President Donald Trump’s pick for Supreme Court nominee has created a showdown situation between Democrats and Republicans. While the Republicans are trying to push Neil Gorsuch, the Supreme Court nominee, through, even by using the “nuclear option”, Senate Democrats are trying to filibuster to block the vote from going through. If the Democrats succeed, the Republicans plan to override the rule, which is also known as the “nuclear option.”
During the hearing, Democratic Senator Chris Coons of Delaware said he would vote ‘no’ to Gorsuch. Coons explained, “I am not ready to end debate on this issue, so I will be voting against cloture, unless we are able, as a body, to finally sit down and find a way to avoid the nuclear option and ensure the process to fill the next vacancy on the court is not a narrowly partisan process.”
Why are so many democrats opposed to Neil Gorsuch filling Justice Antonin Scalia’s seat? Many democrats do not like Gorsuch’s stance on most issues. Dylan Matthews, a writer at Vox, says he is “a down-the-line conservative who often sides with corporations and Christian groups in contentious cases. While he has taken no public position on the Roe v. Wade decision protecting abortion rights, his writings seem to indicate he’d sympathize with the pro-life cause.”

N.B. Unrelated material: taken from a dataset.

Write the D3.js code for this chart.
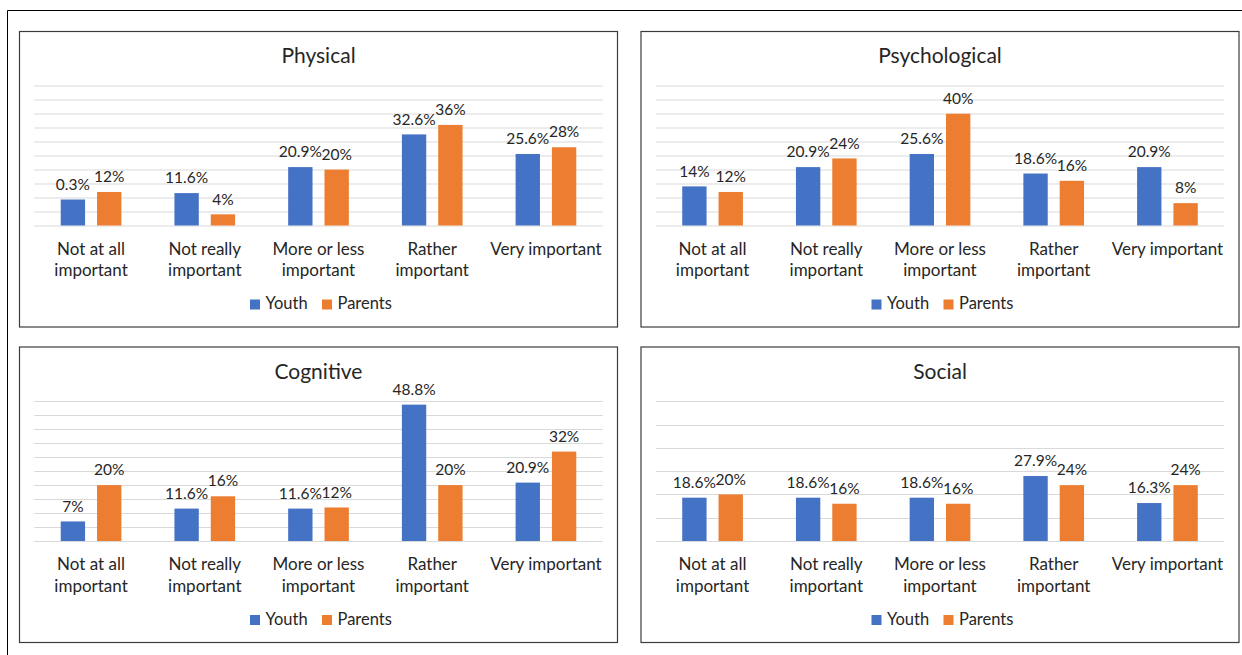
<!DOCTYPE html>
<html>
<head>
<meta charset="utf-8">
<script src="https://cdn.jsdelivr.net/npm/d3@7"></script>
<style>
  html, body { margin: 0; padding: 0; background: #fff; }
  svg { display: block; }
  text { font-family: Lato, "Open Sans", sans-serif; fill: #262626; }
</style>
</head>
<body>
<svg id="chart" width="1242" height="655"></svg>
<script>
// ---- data ----
const categories = ["Not at all important", "Not really important", "More or less important", "Rather important", "Very important"];
const categoryLines = [["Not at all", "important"], ["Not really", "important"], ["More or less", "important"], ["Rather", "important"], ["Very important"]];
const seriesNames = ["Youth", "Parents"];
const panelTitles = ["Physical", "Psychological", "Cognitive", "Social"];
const axisMax = [50, 50, 50, 60];
const axisStep = [5, 5, 5, 10];

const physicalYouth = [9.3, 11.6, 20.9, 32.6, 25.6];
const physicalParents = [12, 4, 20, 36, 28];
const physicalYouthLabels = ["0.3%", "11.6%", "20.9%", "32.6%", "25.6%"];
const physicalParentsLabels = ["12%", "4%", "20%", "36%", "28%"];

const psychologicalYouth = [14, 20.9, 25.6, 18.6, 20.9];
const psychologicalParents = [12, 24, 40, 16, 8];
const psychologicalYouthLabels = ["14%", "20.9%", "25.6%", "18.6%", "20.9%"];
const psychologicalParentsLabels = ["12%", "24%", "40%", "16%", "8%"];

const cognitiveYouth = [7, 11.6, 11.6, 48.8, 20.9];
const cognitiveParents = [20, 16, 12, 20, 32];
const cognitiveYouthLabels = ["7%", "11.6%", "11.6%", "48.8%", "20.9%"];
const cognitiveParentsLabels = ["20%", "16%", "12%", "20%", "32%"];

const socialYouth = [18.6, 18.6, 18.6, 27.9, 16.3];
const socialParents = [20, 16, 16, 24, 24];
const socialYouthLabels = ["18.6%", "18.6%", "18.6%", "27.9%", "16.3%"];
const socialParentsLabels = ["20%", "16%", "16%", "24%", "24%"];

const panelData = [
  [physicalYouth, physicalParents, physicalYouthLabels, physicalParentsLabels],
  [psychologicalYouth, psychologicalParents, psychologicalYouthLabels, psychologicalParentsLabels],
  [cognitiveYouth, cognitiveParents, cognitiveYouthLabels, cognitiveParentsLabels],
  [socialYouth, socialParents, socialYouthLabels, socialParentsLabels]
];

// ---- layout ----
const colors = { Youth: "#4472C4", Parents: "#ED7D31" };
const panelW = 598, panelH = 295.5;
const panelPos = [[19.5, 31.5], [641, 31.5], [19.5, 347], [641, 347]];
const plotLeft = 14.7, plotRight = panelW - 14.7;
const plotTop = 54.3, plotBottom = 194;

const svg = d3.select("#chart");

// outer frame
svg.append("path")
  .attr("d", "M7.5,656 V10.5 H1243")
  .attr("fill", "none")
  .attr("stroke", "#000")
  .attr("stroke-width", 1);

panelTitles.forEach((title, pi) => {
  const [youth, parents, youthLabels, parentsLabels] = panelData[pi];
  const g = svg.append("g").attr("transform", `translate(${panelPos[pi][0]},${panelPos[pi][1]})`);

  g.append("rect")
    .attr("x", 0).attr("y", 0)
    .attr("width", panelW).attr("height", panelH)
    .attr("fill", "#fff")
    .attr("stroke", "#3c3c3c")
    .attr("stroke-width", 1.2);

  const x = d3.scaleBand().domain(categories).range([plotLeft, plotRight]).padding(0);
  const xs = d3.scaleBand().domain(seriesNames).range([0, x.bandwidth()])
    .paddingInner(0.33).paddingOuter(0.73);
  const y = d3.scaleLinear().domain([0, axisMax[pi]]).range([plotBottom, plotTop]);

  // gridlines
  const ticks = d3.range(0, axisMax[pi] + axisStep[pi] / 2, axisStep[pi]);
  g.append("g").selectAll("line").data(ticks).join("line")
    .attr("x1", plotLeft).attr("x2", plotRight)
    .attr("y1", d => Math.round(y(d)) + 0.5).attr("y2", d => Math.round(y(d)) + 0.5)
    .attr("stroke", "#d9d9d9").attr("stroke-width", 1);

  // title
  g.append("text")
    .attr("x", panelW / 2).attr("y", 31.8)
    .attr("text-anchor", "middle")
    .style("font-size", "21px")
    .text(title);

  const rows = categories.map((c, i) => ({ c, i, vals: [
    { s: "Youth", v: youth[i], label: youthLabels[i] },
    { s: "Parents", v: parents[i], label: parentsLabels[i] }
  ]}));

  const cg = g.append("g").selectAll("g").data(rows).join("g")
    .attr("transform", d => `translate(${x(d.c)},0)`);

  cg.selectAll("rect").data(d => d.vals).join("rect")
    .attr("x", d => xs(d.s))
    .attr("width", xs.bandwidth())
    .attr("y", d => y(d.v))
    .attr("height", d => y(0) - y(d.v))
    .attr("fill", d => colors[d.s]);

  cg.selectAll("text.lbl").data(d => d.vals).join("text")
    .attr("class", "lbl")
    .attr("x", d => xs(d.s) + xs.bandwidth() / 2)
    .attr("y", d => y(d.v) - 9.8)
    .attr("text-anchor", "middle")
    .style("font-size", "15.5px")
    .text(d => d.label);

  // category labels
  const axis = g.append("g").attr("transform", `translate(0,${plotBottom})`)
    .call(d3.axisBottom(x).tickSize(0).tickFormat(""));
  axis.select(".domain").remove();
  axis.selectAll(".tick").each(function (c) {
    const lines = categoryLines[categories.indexOf(c)];
    const t = d3.select(this).append("text")
      .attr("text-anchor", "middle")
      .style("font-size", "17px")
      .style("fill", "#262626");
    lines.forEach((ln, k) => {
      t.append("tspan").attr("x", 0).attr("y", 29 + k * 21.7).text(ln);
    });
  });

  // legend
  const lg = g.append("g").attr("transform", "translate(230.5,0)");
  const legendOffsets = [0, 72];
  seriesNames.forEach((s, k) => {
    const item = lg.append("g").attr("transform", `translate(${legendOffsets[k]},0)`);
    item.append("rect").attr("x", 0).attr("y", 268).attr("width", 10).attr("height", 10).attr("fill", colors[s]);
    item.append("text").attr("x", 15.5).attr("y", 277.8).style("font-size", "16.5px").text(s);
  });
});
</script>
</body>
</html>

Senator Dianne Feinstein, D-Calif, said she would not support the nominee. During the hearing, Feinstein exposed a case in which Gorsuch sided with a school district that denied services to a child with autism. Like other Democrats, Feinstein did not like that Gorsuch was not clear about some of his views. For example, he did not say whether or not he agreed with the Supreme Court’s ruling in Brown v. Board of Education, “the landmark case that made school segregation illegal.” Feinstein told the committee, “Unfortunately, based on Judge Gorsuch’s record at the Department of Justice, his tenure on the bench, his appearance before the Senate and his written questions for the record, I cannot support this nominee.”
Right now, Republicans hold the majority in the Senate and could push Gorsuch through. However, the rule stands that 60 votes are needed to take a vote and Republicans currently only have 52.